If you’re reading this now, it’s highly likely that you’ve heard the work of Leonard Cohen in one form or another at some point in your lifetime. It’d be almost impossible not to with 11 studio albums under his belt reaching as far back as 1967, and what seems like thousands of covers of songs he’s penned. I won’t belabour you with tales of his influence or the incredible pathos of his early songwriting. That much is history, and if you haven’t heard any of it before, then, well what are you doing here right now? No, here Cohen has returned with his first studio album since 2004’s Dear Heather and I’m happy to report that this work stands up to the most impressive of his career.

Six decades. Cohen has released albums in each of the last six decades. Longevity is always something to be praised in legendary artists’ careers, but rarely is such longevity accompanied by releases of such quality as Old Ideas. From Cohen’s vocal entrance on the first track, it’s evident that this is an effort that eclipses much of his late period work.

Though like on Dear Heather his voice barely reaches above the depths of the lowest bass, his lyrics carry similar emotional weight to his most classic albums. Lines like "I’d love to speak to Leonard/He’s a sportsman and a shepherd./He’s a lazy bastard living in a suit" (from the opener ‘Going Home’) are present throughout and are certainly on par with those that he crafted on Songs Of Leonard Cohen or Songs of Love and Hate.

The arrangements here rely less on the sun-baked slide guitar laden compositions of his last effort. If anything they mark a return to his more classic sounds. The hallmark backing vocals are present on tracks like ‘Amen’, providing a sweet counterpoint to Cohen’s world weary bars. Though some of the country influence is still there, and is probably most evidenced in the aforementioned ‘Amen’, on the whole it’s starker than that. These tracks aren’t as heavily reliant on acoustic guitar as his earliest efforts, but they resemble them most in their tone. Even though something like ‘Show Me The Place’ is based around swelling strings and piano, it’s as emotionally raw as early compositions like 'Chelsea Hotel No. 2'.

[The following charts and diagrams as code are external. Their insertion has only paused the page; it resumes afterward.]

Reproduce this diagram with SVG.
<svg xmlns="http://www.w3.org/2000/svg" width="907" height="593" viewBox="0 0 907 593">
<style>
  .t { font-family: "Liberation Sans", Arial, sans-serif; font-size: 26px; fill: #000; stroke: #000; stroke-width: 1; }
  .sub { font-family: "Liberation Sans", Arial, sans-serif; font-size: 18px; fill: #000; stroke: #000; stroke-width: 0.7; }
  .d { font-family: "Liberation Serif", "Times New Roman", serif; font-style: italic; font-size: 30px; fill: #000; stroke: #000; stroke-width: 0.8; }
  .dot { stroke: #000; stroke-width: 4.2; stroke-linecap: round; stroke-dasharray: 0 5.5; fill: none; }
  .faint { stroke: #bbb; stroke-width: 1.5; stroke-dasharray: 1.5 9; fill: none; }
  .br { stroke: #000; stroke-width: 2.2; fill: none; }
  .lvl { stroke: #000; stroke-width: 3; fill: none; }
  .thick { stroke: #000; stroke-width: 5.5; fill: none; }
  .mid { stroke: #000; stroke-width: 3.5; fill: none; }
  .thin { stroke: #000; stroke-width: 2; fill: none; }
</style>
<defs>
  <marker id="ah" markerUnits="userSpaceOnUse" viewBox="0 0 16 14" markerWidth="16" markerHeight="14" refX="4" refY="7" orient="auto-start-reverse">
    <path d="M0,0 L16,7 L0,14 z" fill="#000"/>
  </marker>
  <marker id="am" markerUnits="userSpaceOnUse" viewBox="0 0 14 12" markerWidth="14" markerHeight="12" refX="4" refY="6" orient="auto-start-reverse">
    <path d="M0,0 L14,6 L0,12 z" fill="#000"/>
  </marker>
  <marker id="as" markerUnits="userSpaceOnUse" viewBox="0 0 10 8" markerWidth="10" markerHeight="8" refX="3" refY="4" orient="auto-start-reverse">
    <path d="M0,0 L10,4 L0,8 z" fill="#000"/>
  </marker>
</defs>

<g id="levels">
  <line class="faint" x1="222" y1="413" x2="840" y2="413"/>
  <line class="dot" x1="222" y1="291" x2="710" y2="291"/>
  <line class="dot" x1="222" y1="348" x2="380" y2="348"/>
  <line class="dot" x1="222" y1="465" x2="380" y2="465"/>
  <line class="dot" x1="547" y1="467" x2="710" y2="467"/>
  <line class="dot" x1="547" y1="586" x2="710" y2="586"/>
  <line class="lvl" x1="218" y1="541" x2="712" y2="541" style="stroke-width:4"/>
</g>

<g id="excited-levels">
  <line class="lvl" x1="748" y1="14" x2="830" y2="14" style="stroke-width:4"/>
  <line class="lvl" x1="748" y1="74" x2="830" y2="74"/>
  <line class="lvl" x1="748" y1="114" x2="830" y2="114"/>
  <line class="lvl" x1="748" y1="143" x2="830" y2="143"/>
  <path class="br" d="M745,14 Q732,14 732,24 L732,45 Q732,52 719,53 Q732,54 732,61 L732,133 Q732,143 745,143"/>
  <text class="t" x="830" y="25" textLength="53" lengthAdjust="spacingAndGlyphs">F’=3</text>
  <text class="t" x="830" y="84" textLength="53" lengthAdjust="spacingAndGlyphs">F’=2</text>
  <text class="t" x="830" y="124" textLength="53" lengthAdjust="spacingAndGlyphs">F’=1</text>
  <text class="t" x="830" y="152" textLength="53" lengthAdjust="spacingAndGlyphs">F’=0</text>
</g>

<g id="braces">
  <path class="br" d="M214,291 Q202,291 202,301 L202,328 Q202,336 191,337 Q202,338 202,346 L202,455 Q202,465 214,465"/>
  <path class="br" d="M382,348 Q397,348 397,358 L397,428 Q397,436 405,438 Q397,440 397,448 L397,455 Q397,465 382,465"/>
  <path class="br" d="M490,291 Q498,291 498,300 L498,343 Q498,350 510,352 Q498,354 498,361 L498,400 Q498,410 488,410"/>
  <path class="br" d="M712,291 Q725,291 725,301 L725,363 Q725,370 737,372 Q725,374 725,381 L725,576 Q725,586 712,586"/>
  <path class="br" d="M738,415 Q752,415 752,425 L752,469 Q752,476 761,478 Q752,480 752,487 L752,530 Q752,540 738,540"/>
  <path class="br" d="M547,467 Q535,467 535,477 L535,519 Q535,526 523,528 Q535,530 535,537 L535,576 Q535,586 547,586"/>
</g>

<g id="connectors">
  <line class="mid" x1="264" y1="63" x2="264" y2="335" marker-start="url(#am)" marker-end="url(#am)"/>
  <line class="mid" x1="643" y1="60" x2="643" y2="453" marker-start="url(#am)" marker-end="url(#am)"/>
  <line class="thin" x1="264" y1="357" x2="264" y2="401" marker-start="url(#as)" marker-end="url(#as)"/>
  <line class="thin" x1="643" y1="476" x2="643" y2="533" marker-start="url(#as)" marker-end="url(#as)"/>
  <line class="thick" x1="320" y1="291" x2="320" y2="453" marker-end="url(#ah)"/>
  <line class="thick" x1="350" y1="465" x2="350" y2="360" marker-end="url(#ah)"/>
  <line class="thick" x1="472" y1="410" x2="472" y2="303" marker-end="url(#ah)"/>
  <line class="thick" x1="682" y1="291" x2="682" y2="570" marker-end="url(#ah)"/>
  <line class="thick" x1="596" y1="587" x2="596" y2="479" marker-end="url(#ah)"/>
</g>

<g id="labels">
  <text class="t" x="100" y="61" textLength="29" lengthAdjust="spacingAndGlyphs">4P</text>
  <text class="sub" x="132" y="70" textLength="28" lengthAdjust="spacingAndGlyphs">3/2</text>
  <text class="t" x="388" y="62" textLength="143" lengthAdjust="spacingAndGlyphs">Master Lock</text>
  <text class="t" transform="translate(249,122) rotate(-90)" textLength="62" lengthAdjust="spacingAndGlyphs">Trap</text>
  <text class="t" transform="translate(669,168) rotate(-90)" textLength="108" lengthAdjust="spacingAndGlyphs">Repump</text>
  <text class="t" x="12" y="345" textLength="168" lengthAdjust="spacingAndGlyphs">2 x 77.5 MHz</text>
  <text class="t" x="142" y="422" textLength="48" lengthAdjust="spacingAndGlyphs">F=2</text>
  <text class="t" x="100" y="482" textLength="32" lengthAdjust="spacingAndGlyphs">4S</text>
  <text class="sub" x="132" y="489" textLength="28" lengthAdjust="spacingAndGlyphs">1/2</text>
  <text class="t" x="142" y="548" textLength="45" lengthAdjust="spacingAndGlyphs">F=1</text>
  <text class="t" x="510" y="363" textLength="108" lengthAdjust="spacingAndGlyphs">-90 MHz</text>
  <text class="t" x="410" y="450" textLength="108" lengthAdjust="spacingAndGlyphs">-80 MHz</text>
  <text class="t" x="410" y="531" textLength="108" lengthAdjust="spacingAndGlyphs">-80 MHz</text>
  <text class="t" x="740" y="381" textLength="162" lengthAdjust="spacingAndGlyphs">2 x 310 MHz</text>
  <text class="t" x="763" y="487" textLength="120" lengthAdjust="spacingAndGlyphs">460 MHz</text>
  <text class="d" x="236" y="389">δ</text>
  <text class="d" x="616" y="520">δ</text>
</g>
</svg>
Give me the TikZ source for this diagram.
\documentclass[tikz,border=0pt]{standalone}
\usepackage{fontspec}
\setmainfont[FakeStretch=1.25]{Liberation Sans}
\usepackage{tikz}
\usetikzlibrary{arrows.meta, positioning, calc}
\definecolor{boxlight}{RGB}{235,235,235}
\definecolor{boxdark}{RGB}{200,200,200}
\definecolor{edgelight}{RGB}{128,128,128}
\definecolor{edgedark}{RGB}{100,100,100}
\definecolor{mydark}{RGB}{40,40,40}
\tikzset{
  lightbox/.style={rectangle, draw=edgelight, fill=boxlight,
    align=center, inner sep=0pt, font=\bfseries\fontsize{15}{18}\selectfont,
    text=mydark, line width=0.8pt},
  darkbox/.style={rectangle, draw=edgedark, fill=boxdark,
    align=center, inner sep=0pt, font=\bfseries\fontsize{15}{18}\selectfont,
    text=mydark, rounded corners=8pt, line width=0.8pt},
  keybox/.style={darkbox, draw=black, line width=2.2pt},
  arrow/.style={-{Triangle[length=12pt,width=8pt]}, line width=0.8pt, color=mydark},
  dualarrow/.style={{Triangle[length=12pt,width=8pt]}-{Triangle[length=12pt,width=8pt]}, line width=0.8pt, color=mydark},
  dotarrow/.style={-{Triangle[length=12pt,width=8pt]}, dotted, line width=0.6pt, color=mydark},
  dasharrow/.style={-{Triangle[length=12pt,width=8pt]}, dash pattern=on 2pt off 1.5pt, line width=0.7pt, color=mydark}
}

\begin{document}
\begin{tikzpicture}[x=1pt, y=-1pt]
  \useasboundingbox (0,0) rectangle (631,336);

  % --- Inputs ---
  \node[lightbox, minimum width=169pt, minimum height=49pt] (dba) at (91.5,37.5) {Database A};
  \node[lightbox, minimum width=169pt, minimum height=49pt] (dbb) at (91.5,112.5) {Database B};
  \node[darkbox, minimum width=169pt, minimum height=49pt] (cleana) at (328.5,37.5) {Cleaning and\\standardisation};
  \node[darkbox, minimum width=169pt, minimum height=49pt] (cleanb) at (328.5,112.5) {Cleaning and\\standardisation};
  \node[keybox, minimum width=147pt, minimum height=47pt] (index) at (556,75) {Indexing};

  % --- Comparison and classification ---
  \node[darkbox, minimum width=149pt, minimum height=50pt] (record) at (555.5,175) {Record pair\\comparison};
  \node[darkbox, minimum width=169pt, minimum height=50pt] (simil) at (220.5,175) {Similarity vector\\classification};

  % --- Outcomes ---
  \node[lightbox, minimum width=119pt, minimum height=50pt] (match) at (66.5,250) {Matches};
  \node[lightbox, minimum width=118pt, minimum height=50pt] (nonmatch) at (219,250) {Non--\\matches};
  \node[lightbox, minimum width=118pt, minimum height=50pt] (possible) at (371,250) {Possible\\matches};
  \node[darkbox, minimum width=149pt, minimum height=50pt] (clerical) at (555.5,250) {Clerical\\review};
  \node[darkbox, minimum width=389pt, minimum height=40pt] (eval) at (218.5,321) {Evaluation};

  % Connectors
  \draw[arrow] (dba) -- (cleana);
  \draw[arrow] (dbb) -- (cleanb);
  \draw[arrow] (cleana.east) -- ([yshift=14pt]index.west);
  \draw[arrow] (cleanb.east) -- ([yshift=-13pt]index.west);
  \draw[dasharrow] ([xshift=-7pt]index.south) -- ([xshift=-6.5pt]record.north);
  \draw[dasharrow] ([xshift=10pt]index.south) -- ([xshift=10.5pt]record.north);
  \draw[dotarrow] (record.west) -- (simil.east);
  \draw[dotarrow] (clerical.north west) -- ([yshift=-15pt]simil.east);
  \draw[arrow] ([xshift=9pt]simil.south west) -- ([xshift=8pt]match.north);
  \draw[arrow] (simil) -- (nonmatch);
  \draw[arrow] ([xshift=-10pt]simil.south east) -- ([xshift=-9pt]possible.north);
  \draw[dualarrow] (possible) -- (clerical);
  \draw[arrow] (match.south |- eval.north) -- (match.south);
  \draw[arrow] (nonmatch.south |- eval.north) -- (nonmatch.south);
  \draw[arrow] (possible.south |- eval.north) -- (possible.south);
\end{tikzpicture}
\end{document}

On the whole this album is probably most sonically similar to his 1974 effort New Skin For The Old Ceremony. Given that said album came out almost forty years ago that’s certainly a good sign. I’m not going to make the case that this is Cohen’s greatest effort, but it certainly marks a late career resurgence from one of the greatest songwriters we’ve ever seen. In his sixth decade of music making, Cohen has stayed strong, and it's refreshing that an artist can do that. Old Ideas, unlike many late career albums, will only serve to further the legacy of this astounding artist, rather than tarnish it.